Companies should do this for the sheer business value offered towards the niche group of enthusiasts that would pay (a premium) for it. This group vets the choices of hardware for a much bigger group again. There are real problems that probably scares companies from doing it, it reverses the contract from "consumer trusts us" to "we trust the consumer". Over The Air upgrades become harder because you can't easily deprecate anything because of the unknown integrations running out of your sight. At the same time, increased exposure would expose flaws in security and make for more reliable products down the road.
3. A serious smart home hub/server brand
There are a ton of hubs out there. The one thing they all have in common is that they are crap. In fact, most hubs serve more as lock-in mechanisms than as a base you can invest in for a 10 year perspective.
Most smart homes today are not that smart, so todays underpowered hubs are capable enough, but I do hope to see smarter smart homes happening over the next 5 years. Most advanced smart tech relies on cloud components and lock-ins. If you buy a consumer/prosumer grade security camera it will come bundled with a monthly subscription model and cloud storage of your footage. It seems convenient at first, you get access to your camera feed and history from everywhere and you don't have to consider data storage. It locks you in to their proprietary system. If you get a few Arlo cameras you are now locked in to buying more of their cameras even though you might want a few Blink cameras. Voice assistants are another example of a resource intensive device class that tie you to a cloud solution.
Most serious smart home enthusiasts run on more capable servers/computers and this is where we need to go in order to be able to run all the device types we want without having to resort to a number of cloud silos for each device. I'm not despising on the cloud in general, I make cloud based solutions for a living after all, but for entirely private data you want local-first and then selective opt-in for sharing data to a cloud solution.
A future with seriously smart homes needs local processing and reliability. Its not the future device manufacturers are moving towards but its the future we deserve. I don't want to send all my sensor data, my weekly house plan layout from the robovac, my camera feeds, or anything else happening in my house to 10 different cloud solutions just because we don't have the compute and storage needed locally.
The ownership of data should be mine alone.
In order to support my own home I run a (future cluster) linux server with kubernetes with a lot of different supporting software for monitoring, analytics, storage and insights. I would love for someone to kill this need for me by being the Oxide Computers of smart homes. I'm looking for a small-form-factor clusterable device with abstractions offered on top of linux to add workloads easily. The idea would be a server and OS combination so resilient, capable of self-heal and ease of management that I could install it at at my parents.

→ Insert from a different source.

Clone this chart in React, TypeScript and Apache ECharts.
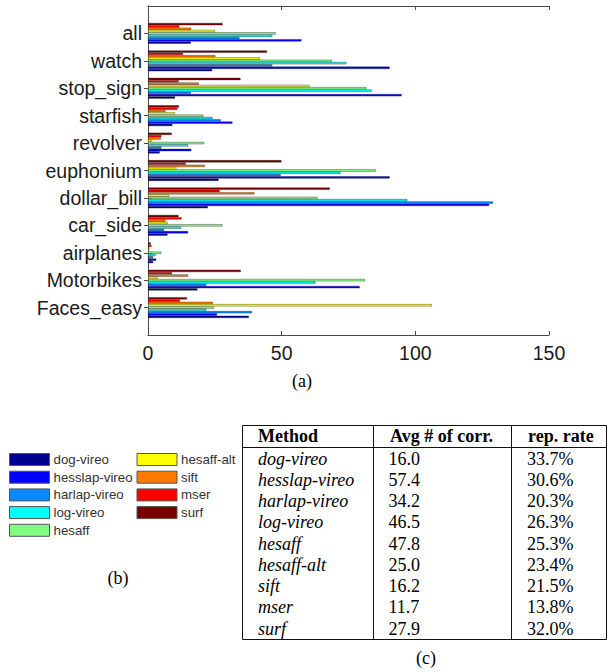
import React, { useEffect, useRef } from 'react';
import * as echarts from 'echarts';

// Categories, bottom to top as drawn on the y axis
const categories = ['Faces_easy', 'Motorbikes', 'airplanes', 'car_side', 'dollar_bill', 'euphonium', 'revolver', 'starfish', 'stop_sign', 'watch', 'all'];

const methods = ['dog-vireo', 'hesslap-vireo', 'harlap-vireo', 'log-vireo', 'hesaff', 'hesaff-alt', 'sift', 'mser', 'surf'];

const dogVireo = [37.7, 18.5, 1.9, 7.3, 22.4, 26.4, 4.4, 9.1, 10.1, 24.0, 16.0];
const hesslapVireo = [25.8, 79.2, 3.1, 15.0, 127.6, 90.4, 16.2, 31.6, 94.9, 90.4, 57.4];
const harlapVireo = [38.9, 21.8, 1.9, 6.0, 129.1, 49.6, 5.0, 27.2, 16.0, 46.5, 34.2];
const logVireo = [21.8, 62.6, 2.8, 12.4, 97.0, 72.0, 15.0, 24.1, 83.7, 74.2, 46.5];
const hesaff = [24.6, 81.1, 5.0, 27.8, 63.4, 85.2, 21.0, 20.7, 81.7, 68.8, 47.8];
const hesaffAlt = [106.2, 3.5, 0.5, 7.3, 7.9, 10.6, 1.5, 10.1, 60.4, 41.8, 25.0];
const sift = [24.3, 15.0, 0.5, 6.5, 39.8, 21.3, 4.8, 6.5, 19.0, 25.2, 16.2];
const mser = [11.9, 9.0, 1.3, 12.6, 26.8, 14.1, 5.0, 11.0, 11.5, 13.1, 11.7];
const surf = [14.6, 34.7, 1.0, 11.4, 68.0, 49.9, 8.9, 11.6, 34.6, 44.5, 27.9];

const seriesValues = [dogVireo, hesslapVireo, harlapVireo, logVireo, hesaff, hesaffAlt, sift, mser, surf];

const colors = ['#00008F', '#0000FF', '#0A88FF', '#00FFFF', '#80FF80', '#FFFF00', '#FF7A00', '#FF0000', '#7A0000'];

const xMin = 0;
const xMax = 150;
const xInterval = 50;

// Table (c)
const tableHeader = ['Method', 'Avg # of corr.', 'rep. rate'];
const tableAvg = ['16.0', '57.4', '34.2', '46.5', '47.8', '25.0', '16.2', '11.7', '27.9'];
const tableRate = ['33.7%', '30.6%', '20.3%', '26.3%', '25.3%', '23.4%', '21.5%', '13.8%', '32.0%'];

const SANS = '"Liberation Sans", Arial, Helvetica, sans-serif';
const SERIF = '"Liberation Serif", "Times New Roman", serif';

export default function App() {
  const ref = useRef<HTMLDivElement>(null);

  useEffect(() => {
    if (!ref.current) return;
    const chart = echarts.init(ref.current, undefined, { renderer: 'svg' });

    const paddedCats = ['', ...categories, ''];
    const axisColor = '#4a4a4a';

    // series drawn top-first so that dog-vireo ends at the bottom of each group
    const order = methods.map((_, i) => i).reverse();
    const series: any[] = order.map((i) => ({
      type: 'bar',
      name: methods[i],
      data: [null, ...seriesValues[i], null],
      barGap: '0%',
      barCategoryGap: '24%',
      itemStyle: { color: colors[i], borderColor: 'rgba(30,30,30,0.75)', borderWidth: 0.5 },
      emphasis: { disabled: true },
    }));

    // table graphic
    const tx = 242.5, ty = 425.5, tw = 364, th = 214;
    const col1 = 373.5, col2 = 511.5, headerLine = 447.5;
    const colX = [258, 388.5, 527];
    const rowY0 = 458.5, rowStep = 21.25;
    const g: any[] = [];
    g.push({ type: 'rect', shape: { x: tx, y: ty, width: tw, height: th }, style: { fill: 'none', stroke: '#111', lineWidth: 1 } });
    g.push({ type: 'line', shape: { x1: tx, y1: headerLine, x2: tx + tw, y2: headerLine }, style: { stroke: '#111', lineWidth: 1 } });
    g.push({ type: 'line', shape: { x1: col1, y1: ty, x2: col1, y2: ty + th }, style: { stroke: '#111', lineWidth: 1 } });
    g.push({ type: 'line', shape: { x1: col2, y1: ty, x2: col2, y2: ty + th }, style: { stroke: '#111', lineWidth: 1 } });
    tableHeader.forEach((h, j) => {
      g.push({
        type: 'text', x: colX[j] + (j === 1 ? 1.5 : j === 2 ? 1 : 0), y: 436,
        style: { text: h, fontFamily: SERIF, fontSize: 18, fontWeight: 'bold', fill: '#000', align: 'left', verticalAlign: 'middle' },
      });
    });
    methods.forEach((m, i) => {
      const y = rowY0 + i * rowStep;
      g.push({ type: 'text', x: colX[0], y, style: { text: m, fontFamily: SERIF, fontSize: 18, fontStyle: 'italic', fill: '#000', align: 'left', verticalAlign: 'middle' } });
      g.push({ type: 'text', x: colX[1], y, style: { text: tableAvg[i], fontFamily: SERIF, fontSize: 18, fill: '#000', align: 'left', verticalAlign: 'middle' } });
      g.push({ type: 'text', x: colX[2], y, style: { text: tableRate[i], fontFamily: SERIF, fontSize: 18, fill: '#000', align: 'left', verticalAlign: 'middle' } });
    });
    // captions
    g.push({ type: 'text', x: 302, y: 381, style: { text: '(a)', fontFamily: SERIF, fontSize: 18, fill: '#000', align: 'center', verticalAlign: 'middle' } });
    g.push({ type: 'text', x: 118, y: 578, style: { text: '(b)', fontFamily: SERIF, fontSize: 18, fill: '#000', align: 'center', verticalAlign: 'middle' } });
    g.push({ type: 'text', x: 426, y: 658, style: { text: '(c)', fontFamily: SERIF, fontSize: 18, fill: '#000', align: 'center', verticalAlign: 'middle' } });

    const legendCommon = {
      orient: 'vertical',
      itemWidth: 40,
      itemHeight: 12,
      itemGap: 4.7,
      selectedMode: false,
      icon: 'rect',
      padding: 0,
      textStyle: { fontFamily: SANS, fontSize: 13.3, color: '#333', padding: [0, 0, 0, -1] },
      itemStyle: { borderColor: '#555', borderWidth: 1 },
    };

    const option: any = {
      animation: false,
      backgroundColor: '#fff',
      grid: { left: 148, top: 6, width: 401, height: 329, containLabel: false },
      legend: [
        { ...legendCommon, left: 9, top: 453, data: methods.slice(0, 5) },
        { ...legendCommon, left: 136.5, top: 453, data: methods.slice(5) },
      ],
      xAxis: [
        {
          type: 'value', position: 'bottom', min: xMin, max: xMax, interval: xInterval,
          axisLine: { show: true, lineStyle: { color: axisColor, width: 1 } },
          axisTick: { show: true, inside: true, length: 4, lineStyle: { color: axisColor } },
          splitLine: { show: false },
          axisLabel: { fontFamily: SANS, fontSize: 19.5, color: '#1a1a1a', margin: 8 },
        },
        {
          type: 'value', position: 'top', min: xMin, max: xMax, interval: xInterval,
          axisLine: { show: true, lineStyle: { color: axisColor, width: 1 } },
          axisTick: { show: true, inside: true, length: 4, lineStyle: { color: axisColor } },
          splitLine: { show: false },
          axisLabel: { show: false },
        },
      ],
      yAxis: [
        {
          type: 'category', position: 'left', data: paddedCats, boundaryGap: false,
          axisLine: { show: true, lineStyle: { color: axisColor, width: 1 } },
          axisTick: { show: true, inside: true, length: 4, lineStyle: { color: axisColor }, interval: (_i: number, v: string) => v !== '' },
          splitLine: { show: false },
          axisLabel: { interval: 0, fontFamily: SANS, fontSize: 19.5, color: '#1a1a1a', margin: 6 },
        },
        {
          type: 'category', position: 'right', data: paddedCats, boundaryGap: false,
          axisLine: { show: true, lineStyle: { color: axisColor, width: 1 } },
          axisTick: { show: true, inside: true, length: 4, lineStyle: { color: axisColor }, interval: (_i: number, v: string) => v !== '' },
          splitLine: { show: false },
          axisLabel: { show: false },
        },
      ],
      series,
      graphic: g,
    };

    chart.setOption(option);
    return () => chart.dispose();
  }, []);

  return (
    <div
      ref={ref}
      style={{ position: 'fixed', left: 0, top: 0, width: 609, height: 672, background: '#fff' }}
    />
  );
}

Ideally it would offer modules for switching and routing as well, so you could have it as the one and only compute/network brain in a house and still have a great system.
4. A Z-Weave or Zigbee thermostat that makes sense
Just give me a super clean unit with a screen and a big, slick rotary encoder. Period.
5. A reliable indoor positioning system
I'm not entirely sold on biohacking just yet, but what the heck, I would love a tiny chip implanted that could track me around the house. It would be a great signal for a lot of automation. Music and lights following me around the house for example. Some of the previous points come in play here as well – I would not want any of this data to leave the house.
I'm open for more realistic implementations, but it can't depend on carrying a phone or some other big and heavy object, and it can't involve camera stream recognition because no way would I like to impose the risk of a breach on that data Watches seem like the best viable path if there existed a usable open beacon specification adopted by smartwatch makers that allowed the watch to be tracked.
Final thoughts
I hope to see an ecosystem that becomes more privacy friendly over the years, that relies less on cloud based lock-in schemes to make money and systems that are built to stand the test of time.